The Sonic Color Line and the Listening Ear
I wrote much of this book in coffee shops; inevitably, people asked me what I was working on. White people, in particular, expressed surprise when I told them that I was writing a book on race and sound. I often received off-the-cuff critiques: What could I, a white American woman born in the post–Civil Rights era, know about race? You can’t see sound, so how could it have a “race”? But when I added that I’m really writing about listening—about how we can hear race—something very telling often happened. “Oh wait a minute,” my white (generally) male interlocutor would say, just before conspiratorially dropping his voice. “I get it! You mean like this!”8 And then, right there in the Starbucks, I’d witness a minstrel show—performances I kept hoping never to hear but that their performers always seemed so eager to give.
Over time, I perfected my part in this American melodrama. “You’re only partly right,” I’d say, shaking my head and delivering some version of the following monologue: “But not for the reason you think. My book is about where and how you learned that voice—how you came to believe it was ‘black,’ why you think it sounds funny and weird and sexual, and how you feel like you own it, so much so that you whip it out to a stranger in a coffee shop. That right there, the fact that you and so many white people have this same ‘black voice’ in their heads, is the sonic color line. And the listening ear explains your erroneous assumption that I would find this voice as funny and weird and sexual as you do because my skin color determines how you think I should listen, what I might want to hear.
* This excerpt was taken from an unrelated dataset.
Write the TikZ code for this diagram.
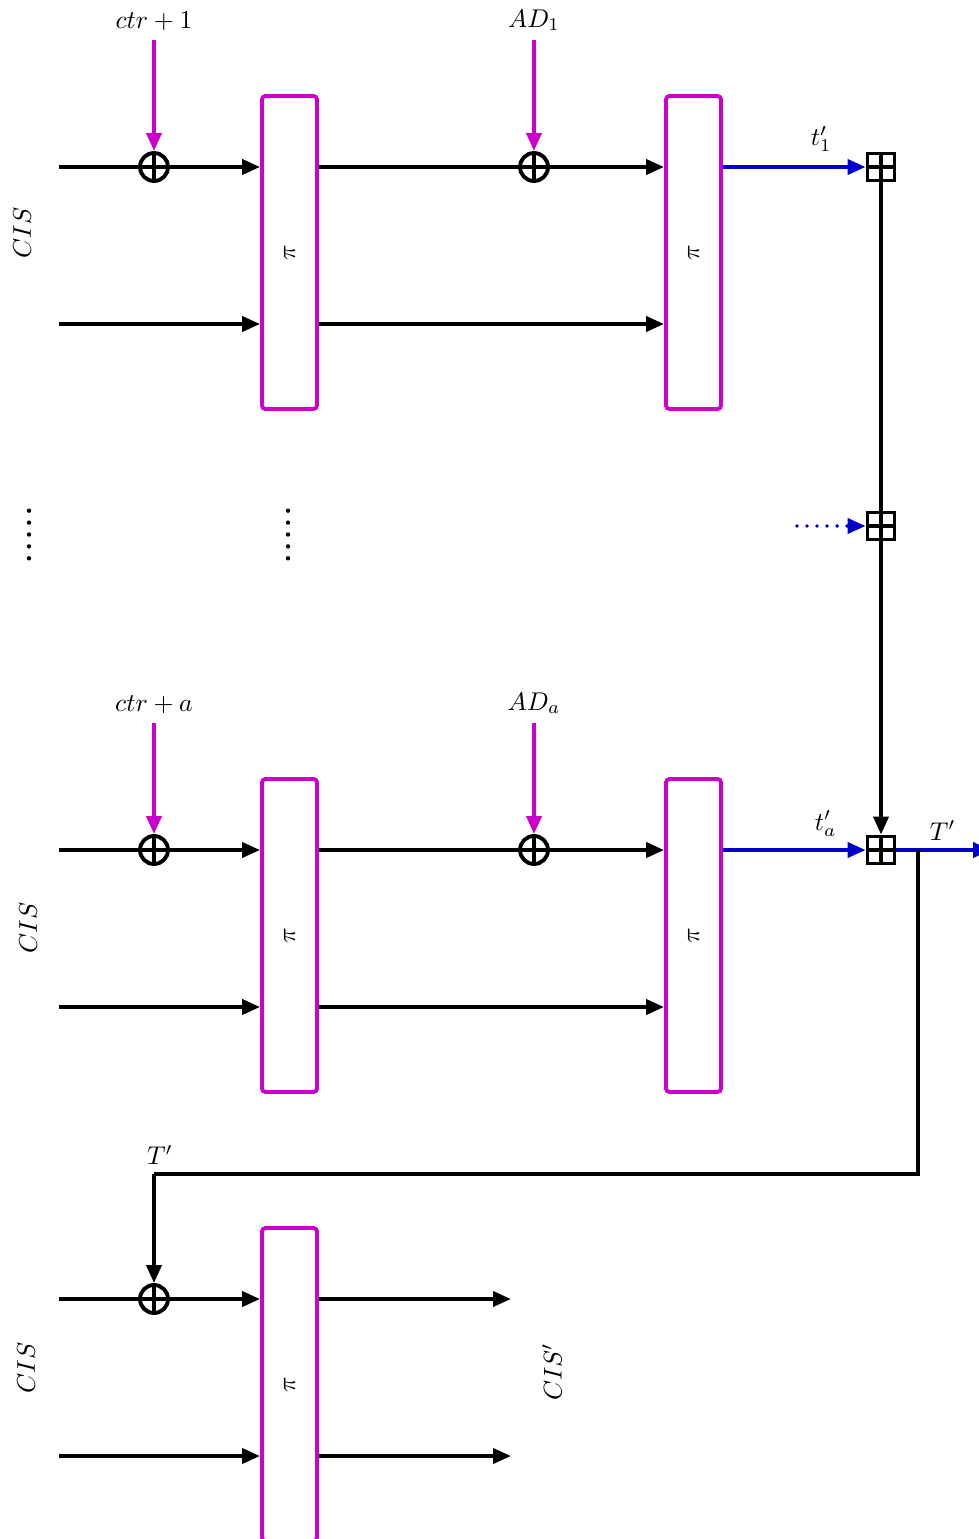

The listening ear told you to look around and drop your voice to make sure no black person would hear you and lets me know, white person to white person, that we are about to have one of those really white moments together, where we will listen to and feel our whiteness through your impression of this vocal stereotype. I am actually writing my book to call attention to these moments, right here, to show the damage they have done and continue to do, and put a stop to them.”
Sometimes these exchanges led to arguments, sometimes to deep conversations; most often they resulted in silence. Some days I dreaded these moments. Other days, I wished a dude would. “My book is about race,” I’d tell them. “It’s about whiteness. And we know a lot about whiteness—we have been listening to it our whole lives.” Despite the many protests of various coffee shop minstrels, their voices told me they heard it too.